Thursday, October 23, 2008, 6:00 pm, Room Hall D

The Si based MOS field effect transistors (MOSFETs) technology is rapidly approaching its theoretical physical limits. III-V compound semiconductors are known as a potential additional technology platform to silicon. The key to fabricating a practical III-V MOSFET is forming an unpinned oxide-semiconductor interface with low fixed charge. The correlation between the atomic bonding structure and the electronic structure at oxide-semiconductor interfaces is critical to understanding how atomic scale changes in electronic structure can cause localization of electrons or holes at these interfaces.
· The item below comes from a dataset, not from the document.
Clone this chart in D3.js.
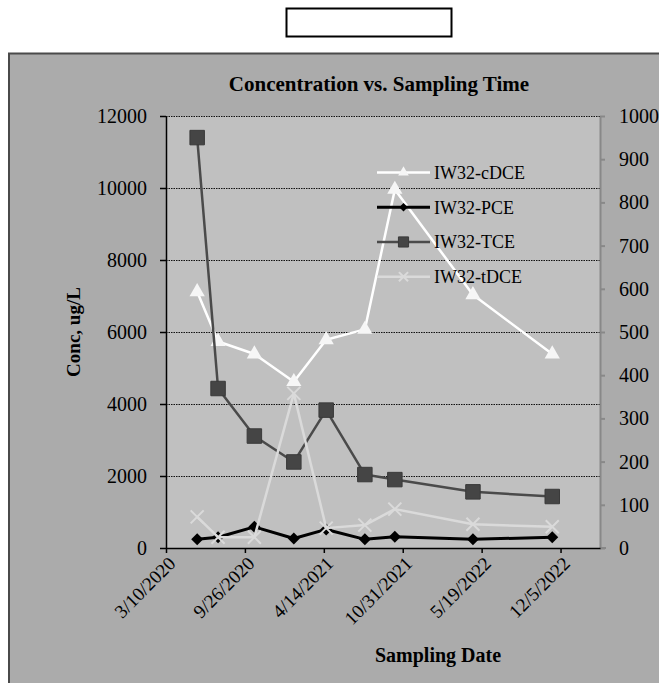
<!DOCTYPE html>
<html>
<head>
<meta charset="utf-8">
<script src="https://cdn.jsdelivr.net/npm/d3@7"></script>
<style>
  html, body { margin: 0; padding: 0; background: #ffffff; }
  svg { display: block; }
  svg text { font-family: "Liberation Serif", "Times New Roman", serif; fill: #000; }
</style>
</head>
<body>
<svg id="chart" width="659" height="683"></svg>
<script>
// Sampling dates (ISO) for well IW32
const sampleDates = ["2020-05-28", "2020-07-20", "2020-10-20", "2021-01-28", "2021-04-20",
                     "2021-07-27", "2021-10-11", "2022-04-27", "2022-11-14"];
// Concentrations, ug/L
const tce  = [11400, 4430, 3110, 2390, 3830, 2040, 1900, 1560, 1430];   // primary axis
const cdce = [593, 478, 449, 385, 482, 506, 830, 586, 449];             // secondary axis
const pce  = [20, 25, 49, 22, 43, 20, 26, 20, 25];                      // secondary axis
const tdce = [72, 25, 25, 358, 46, 53, 90, 55, 49];                     // secondary axis

const xTickLabels = ["3/10/2020", "9/26/2020", "4/14/2021", "10/31/2021", "5/19/2022", "12/5/2022"];
const leftTicks  = [0, 2000, 4000, 6000, 8000, 10000, 12000];
const rightTicks = [0, 100, 200, 300, 400, 500, 600, 700, 800, 900, 1000];
const seriesNames = ["IW32-cDCE", "IW32-PCE", "IW32-TCE", "IW32-tDCE"];

const SERIF = '"Liberation Serif", "Times New Roman", serif';
const parseIso = d3.utcParse("%Y-%m-%d");
const parseTick = d3.utcParse("%m/%d/%Y");
const dates = sampleDates.map(parseIso);
const tickDates = xTickLabels.map(parseTick);

const svg = d3.select("#chart");

// header box above the chart
svg.append("rect").attr("x", 286.5).attr("y", 8.5).attr("width", 165).attr("height", 28)
  .attr("fill", "#fff").attr("stroke", "#000").attr("stroke-width", 2);

// chart area
svg.append("rect").attr("x", 9).attr("y", 53.5).attr("width", 700).attr("height", 700)
  .attr("fill", "#ababab").attr("stroke", "#4a4a4a").attr("stroke-width", 2);

const plot = { left: 166, right: 600, top: 116, bottom: 548 };

const xStart = tickDates[0];
const xEnd = d3.utcDay.offset(xStart, 1100);
const x = d3.scaleUtc().domain([xStart, xEnd]).range([plot.left, plot.right]);
const yL = d3.scaleLinear().domain([0, 12000]).range([plot.bottom, plot.top]);
const yR = d3.scaleLinear().domain([0, 1000]).range([plot.bottom, plot.top]);

// plot background
svg.append("rect").attr("x", plot.left).attr("y", plot.top)
  .attr("width", plot.right - plot.left).attr("height", plot.bottom - plot.top)
  .attr("fill", "#c0c0c0");

// dotted gridlines
svg.append("g").selectAll("line").data(leftTicks.filter(v => v > 0)).join("line")
  .attr("x1", plot.left).attr("x2", plot.right)
  .attr("y1", d => yL(d) + 0.5).attr("y2", d => yL(d) + 0.5)
  .attr("stroke", "#111").attr("stroke-width", 1).attr("stroke-dasharray", "1.5,1");

// title
svg.append("text").attr("x", 379).attr("y", 91).attr("text-anchor", "middle")
  .style("font-family", SERIF)
  .attr("font-size", 21).attr("font-weight", "bold").text("Concentration vs. Sampling Time");

// left axis
const gL = svg.append("g").attr("transform", `translate(${plot.left},0)`)
  .call(d3.axisLeft(yL).tickValues(leftTicks).tickSize(6).tickSizeOuter(0).tickPadding(13)
    .tickFormat(d3.format("d")));
gL.attr("font-family", SERIF);
gL.selectAll("path.domain").attr("stroke", "#000").attr("stroke-width", 1.5);
gL.selectAll(".tick line").attr("stroke", "#000").attr("stroke-width", 1.5);
gL.selectAll(".tick text").attr("font-size", 20).style("font-family", SERIF).attr("fill", "#000");

// right axis
const gR = svg.append("g").attr("transform", `translate(${plot.right},0)`)
  .call(d3.axisRight(yR).tickValues(rightTicks).tickSize(5).tickSizeOuter(0).tickPadding(14)
    .tickFormat(d3.format("d")));
gR.attr("font-family", SERIF);
gR.selectAll("path.domain").attr("stroke", "#888").attr("stroke-width", 2);
gR.selectAll(".tick line").attr("stroke", "#888").attr("stroke-width", 2);
gR.selectAll(".tick text").attr("font-size", 20).style("font-family", SERIF).attr("fill", "#000");

// bottom axis
svg.append("line").attr("x1", plot.right).attr("x2", plot.right + 6)
  .attr("y1", plot.bottom).attr("y2", plot.bottom).attr("stroke", "#888").attr("stroke-width", 2);
const gB = svg.append("g").attr("transform", `translate(0,${plot.bottom})`)
  .call(d3.axisBottom(x).tickValues(tickDates).tickSize(5).tickSizeOuter(0).tickFormat(""));
gB.selectAll("path.domain").attr("stroke", "#000").attr("stroke-width", 1.5);
gB.selectAll(".tick line").attr("stroke", "#000").attr("stroke-width", 1.5);

svg.append("g").selectAll("text").data(tickDates).join("text")
  .attr("transform", d => `translate(${x(d) + 6},${plot.bottom + 12}) rotate(-45)`)
  .attr("text-anchor", "end").attr("dy", "0.35em").attr("font-size", 19)
  .style("font-family", SERIF)
  .text((d, i) => xTickLabels[i]);

// axis titles
svg.append("text").attr("transform", `translate(80,${(plot.top + plot.bottom) / 2}) rotate(-90)`)
  .attr("text-anchor", "middle").attr("font-size", 19).attr("font-weight", "bold")
  .style("font-family", SERIF).text("Conc, ug/L");
svg.append("text").attr("x", 438).attr("y", 662).attr("text-anchor", "middle")
  .attr("font-size", 20).attr("font-weight", "bold")
  .style("font-family", SERIF).text("Sampling Date");

// marker shapes
const triPath = s => d3.symbol(d3.symbolTriangle, s)();
const sqPath = s => d3.symbol(d3.symbolSquare, s)();
const xPath = h => `M${-h},${-h}L${h},${h}M${-h},${h}L${h},${-h}`;

const series = [
  { name: seriesNames[0], vals: cdce, y: yR, color: "#ffffff", width: 2.5, marker: "tri", mfill: "#f6f6f6" },
  { name: seriesNames[1], vals: pce,  y: yR, color: "#000000", width: 3,   marker: "dia", mfill: "#000000" },
  { name: seriesNames[2], vals: tce,  y: yL, color: "#4a4a4a", width: 2.5, marker: "sq",  mfill: "#454545" },
  { name: seriesNames[3], vals: tdce, y: yR, color: "#dadada", width: 2.5, marker: "x",   mfill: "#dadada" }
];

function drawMarker(sel, kind, fill, scale) {
  if (kind === "tri") {
    sel.append("path").attr("d", triPath(100 * scale * scale)).attr("fill", fill);
  } else if (kind === "sq") {
    sel.append("path").attr("d", sqPath(210 * scale * scale)).attr("fill", fill)
      .attr("stroke", "#3a3a3a").attr("stroke-width", 1);
  } else if (kind === "dia") {
    sel.append("path").attr("d", sqPath(72 * scale * scale)).attr("transform", "rotate(45)").attr("fill", fill);
  } else {
    sel.append("path").attr("d", xPath(6.5 * scale)).attr("stroke", fill).attr("stroke-width", 2).attr("fill", "none");
  }
}

series.forEach(s => {
  const pts = s.vals.map((v, i) => ({ date: dates[i], v }));
  const line = d3.line().x(d => x(d.date)).y(d => s.y(d.v));
  const g = svg.append("g");
  g.append("path").datum(pts).attr("d", line).attr("fill", "none")
    .attr("stroke", s.color).attr("stroke-width", s.width).attr("stroke-linejoin", "round");
  g.selectAll("g.m").data(pts).join("g").attr("class", "m")
    .attr("transform", d => `translate(${x(d.date)},${s.y(d.v)})`)
    .each(function () { drawMarker(d3.select(this), s.marker, s.mfill, 1); });
});

// legend
const legendY = d3.scalePoint().domain(seriesNames).range([172.5, 276.7]);
const lg = svg.append("g");
series.forEach(s => {
  const yy = legendY(s.name);
  lg.append("line").attr("x1", 377).attr("x2", 430).attr("y1", yy).attr("y2", yy)
    .attr("stroke", s.color).attr("stroke-width", s.width);
  const m = lg.append("g").attr("transform", `translate(403.5,${yy})`);
  drawMarker(m, s.marker, s.mfill, 0.7);
  lg.append("text").attr("x", 434).attr("y", yy).attr("dy", "0.35em").attr("font-size", 18)
    .style("font-family", SERIF).text(s.name);
});
</script>
</body>
</html>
We have used atomically resolved scanning tunneling microscopy (STM) images and scanning tunneling spectra (STS) to determine the atomic and electronic structure of clean InGaAs surface structure and gate-oxide/InGaAs semiconductor interface. Using a low temperature preparation we can get an InGaAs(001)-(2×4) surface reconstruction that is mostly β2(2×4) with some α2(2×4) regions. However these surfaces are very oxygen sensitive and reconstruction is not pure. Then increasing preparation temperature, we can get mixed surface reconstruction structure of InGaAs(001)-(2×4) and (4×2). For even high temperature, we can get pure InGaAs(001)-(4×2) surface reconstruction. Then oxides are deposited on InGaAs surface and STS measurements are being performed to determine the electronic properties of the interface and whether Fermi level is pinning or unpinning.